Temporal and spatial feature extraction using graph neural networks for multi-point water quality prediction in river network areas

Deep learning methods have demonstrated strong capabilities in capturing nonlinear relationships for water quality prediction, yet existing studies predominantly focus on individual monitoring sites while neglecting pollutant spatial dynamics. To address this limitation, a Spatio-Temporal Feature Graph Neural Network (STF-GNN) was proposed, which integrated graph convolutional networks (GCN), gated recurrent units (GRU), and self-attention mechanisms to explicitly model multi-scale spatiotemporal dependencies among distributed monitoring stations.

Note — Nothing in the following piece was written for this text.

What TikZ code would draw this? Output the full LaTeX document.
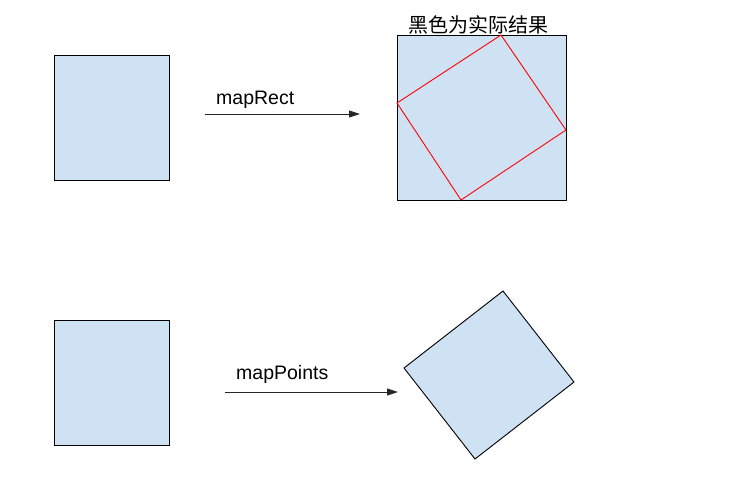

By representing stations as graph nodes with adjacency relationships, STF-GNN could simultaneously extract spatial topological features and temporal evolution patterns from multivariate time series data. Experimental results demonstrated superior performance in dissolved oxygen (DO) and total nitrogen (TN) prediction, achieving RMSE values of 0.233 (DO) and 0.033 (TN), outperforming baseline models by 36.54–161.47 % in accuracy. Cross-basin validations revealed robust generalization capabilities of the established model, maintaining maximum relative errors below 0.639 (DO) and 0.606 (TN) without site-specific customization. Notably, the model achieved 88 % peak-valley synchronization at untrained station, demonstrating strong anti-interference ability against unseen environmental variations. Ablation studies confirmed the necessity of both spatial and temporal modules, with their omission causing significant accuracy declines (12.07–19.25 %). These findings highlighted the critical roles of both spatial and temporal feature extraction in improving predictive performance of the model. The work can provide a theoretically grounded framework for spatially-aware water quality prediction, supporting enhanced environmental monitoring strategies.